Mike Marshall should have never written that book!
This was a part of Bill James' arguments why 40 years from now no one will think badly of the current-era steriod users; we will be so far past that point, in terms of what we can ingest; inject; and insert into the athletic body that steriods will seem like aspirin is to us, now.
And nobody knows but it's not unreasonable to propose that continuing injury problems under lighter starter workloads are partly due to the absence of longmen and swing starters. A starter has to be getting hammered to be pulled before the 5th these days. There is some superficial evidence that it's not so much total pitches or the occasional long outing but rather having long streaks of 100+ pitches that causes problems. (There's probably as much superficial evidence the other way too :-).

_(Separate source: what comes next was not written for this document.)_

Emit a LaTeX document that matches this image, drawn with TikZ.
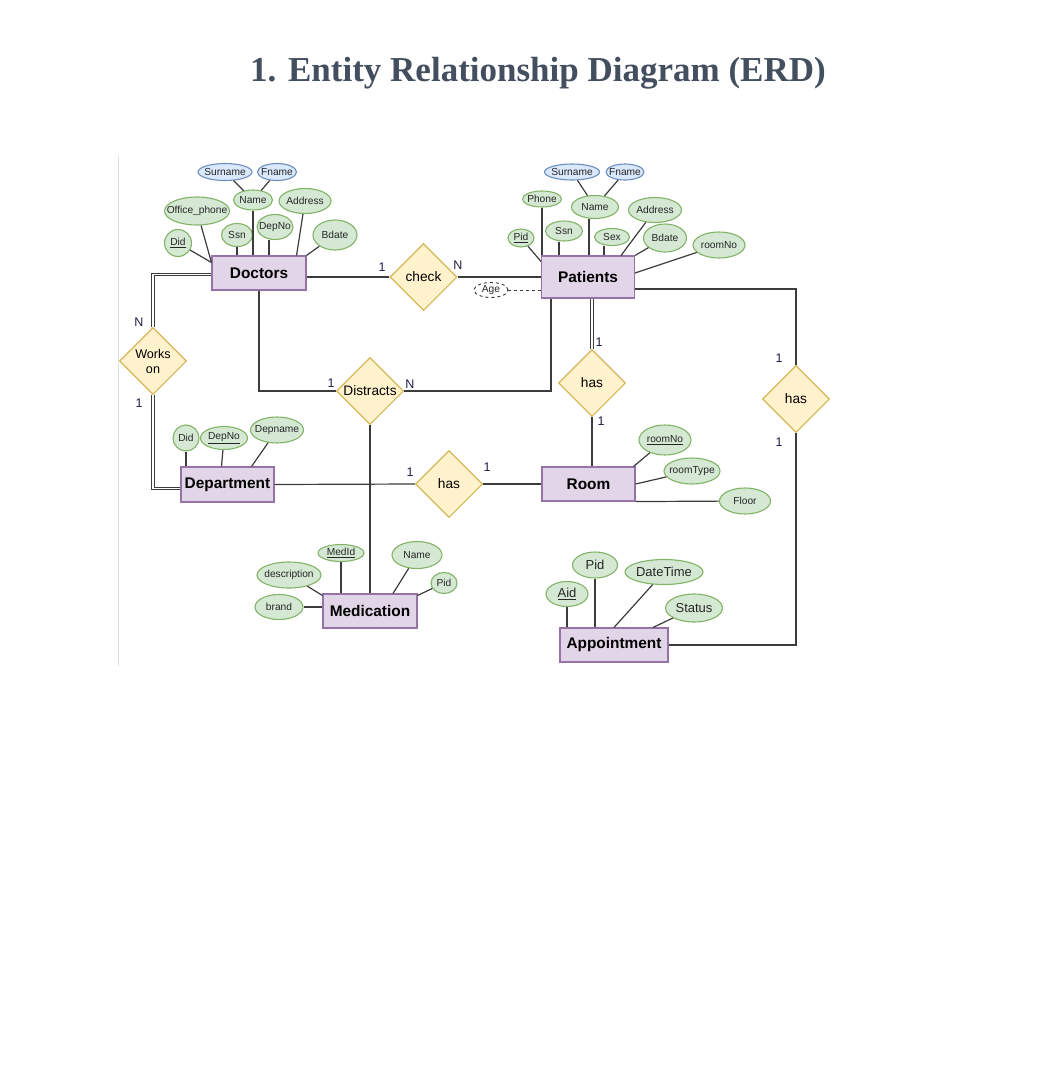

And, not reading Verducci's article but ... yes, on the one hand it's obviously true that not all arms are equal but it's not at all clear to me that anybody has a method for knowing which ones will break and which won't. In fact I suspect that's part of the popularity of pitch count limits -- they know they can't tell the difference so they treat them the same. The only surefire way to know is to put them all under higher workloads and wait to see who survives.
So (a) it's not clear to me there's any performance advantage to starters, in general, going deeper into games; (b) it's not clear to me there's a health advantage; (c) it's not clear to me the roster advantages of lower bullpen usage are worth much; (d) I don't have faith that managers, coaches or GMs can identify the durable vs. non-durable group with any accuracy.
Complete games became fetishized once they started to disappear. That doesn't mean they are actually valuable.
You don't get it, we're creating a generation of weak, coddled baseball players who would have meekly surrendered to Hitler given half the chance.
didn't realize there were so many French pitchers in MLB
There aren't. They're all stuck in the minors.
Well, not all of them.
Well, I can think of one French pitcher who made the bigs but was too weak and coddled and Hitler-surrendering to keep his arm healthy.
... as long as they don't increase their IP by more than 30 in any season.
That's an interesting way of spelling Érik Bédard.
I think there's a lot to this. It stands to reason that a given number of pitches is more stressful when thrown over fewer innings, and starters are left in very high stress outings of 100+ pitches over the course of just 5 or 6 innings much more frequently than in the past, partly to "save the bullpen," and partly because pitch counts have become not maximums, but expected numbers of pitches. The starter has to "throw his 100 pitches" no matter how badly things are going.
The issue isn't steroid use per se, but the cheating -- i.e. they were using steroids surrepetitiously. Whereas we know Bartolo Colon used a stem cell treatment, he's admitted it, and it's all out in the open.
Wait, what? So it's ok if someone decided to call a press conference and announce he was going to start on a regimen of steroids?
No, but: there is a kind of logical imperative at work here. Pitching success is highly rewarded, so pitchers tend to go all-out at their work. At whatever workload they're assigned, some will be relatively durable and others will break down. If relief pitching was outlawed, we'd have (aside from high-scoring games) a population of major-league starters who could throw complete games, by definition: and some would get hurt more than others, some immediately and some not at all. There's probably no workload that avoids injury for everybody (as many have noted upthread).